Why is it that something Ueshiba did *ALL* the time has been relegated to useless trivia? People hang on translated doka like they were gold. Why? Because anyone and his brother can pick up those words and find *some* kind of meaning in them. Doesn't matter who or how long the study. But, no one can survive the push tests unless they know what they're doing. And I mean having judoka, sumo, etc come to push. People who do not believe it can be done. No, instead, it is relegated to useless trivia because somewhere down the line, that body of knowledge never got transmitted completely.

The Inheritance that was of Ueshiba, coming from Takeda, should have had some transmission. And in a way, it did. For Tomiki, Tohei, Shioda, etc had Ueshiba's skills to some degree. And make no mistake about it, if you can't reproduce these skills, then you're only emulating a body of knowledge.

The bell has cracked and the echo does not resound clearly any more in most Aikido. We look to our teachers who look to their teachers who look back to find they can't gain any more answers for those before them have already gone. And I find that this core body of knowledge is *the* basis for Ueshiba's Inheritance. Without them, there is no Inheritance, there is only hollow Emulation.

There is no being the bridge between Heaven and Earth without the knowledge of how to *be* amidst those pushes. That knowledge is within structure and within spirit.

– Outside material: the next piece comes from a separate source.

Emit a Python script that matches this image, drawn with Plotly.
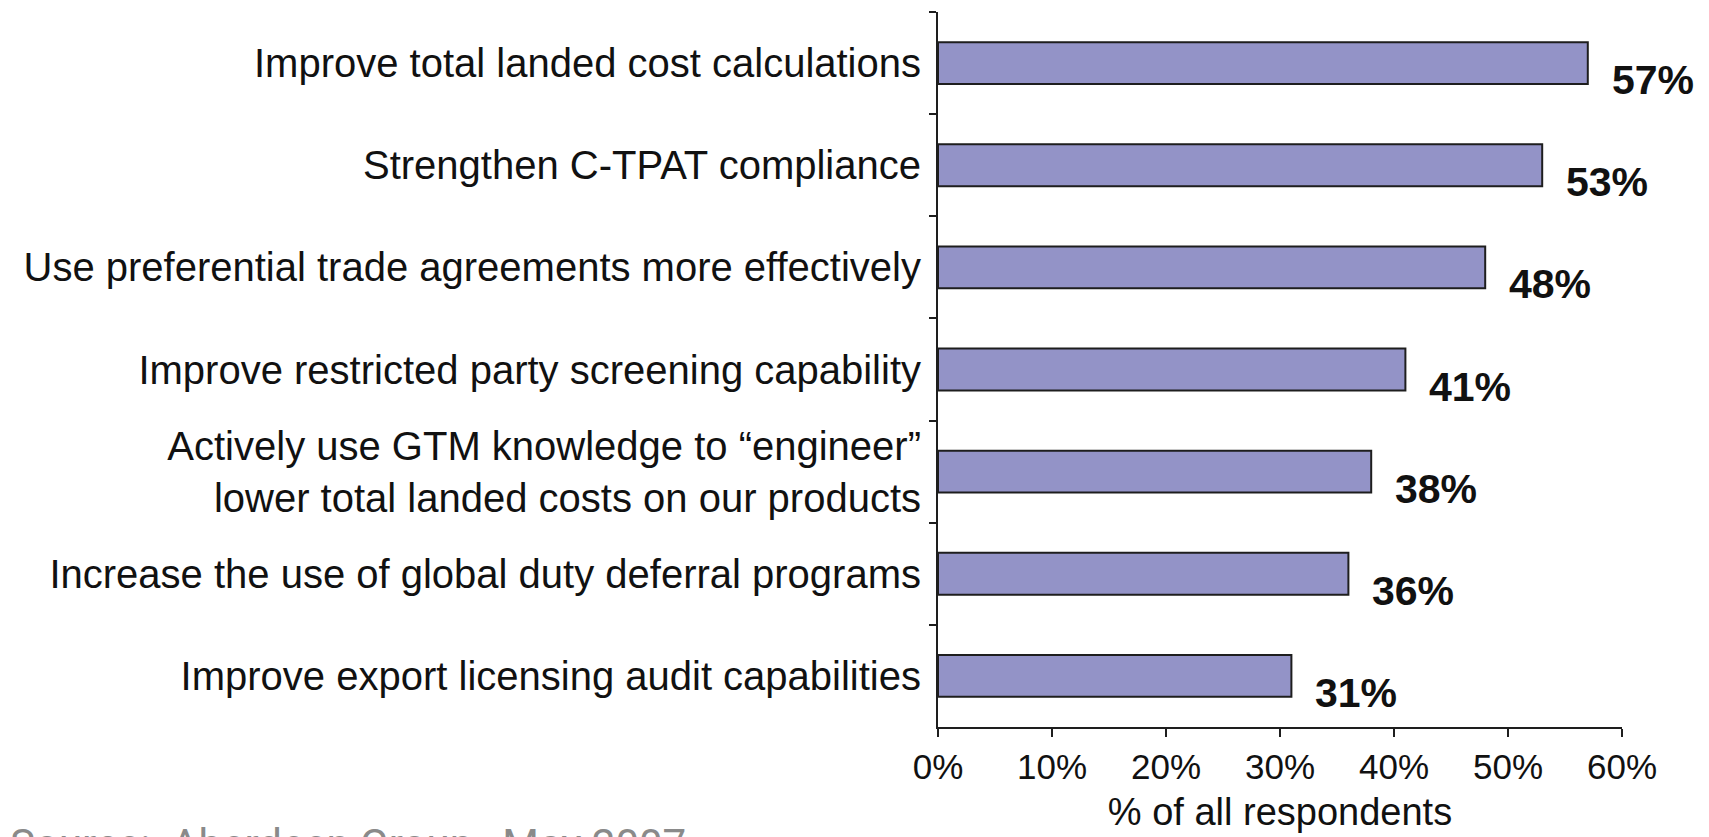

Or did no one ever think about Ueshiba not moving against Tenryu? Did everyone just wait for it to be over and get to the real stuff -- the techniques? You know, the techniques that they kept asking Ueshiba to repeat and he said they were all the same. Does everyone now just blow it off because it's some silly game? Ever think just what was happening for Ueshiba to stop Tenryu? Ueshiba is showing in plain sight. Not only that, he states it openly. I know the secret of aiki. You can't get any more direct than that.

The Transmission isn't lost, just not common knowledge. The Inheritance hasn't been lost, just cracked and not clear to most. And Emulation as being equal or excelling others isn't lost, just a harder road than most want to travel.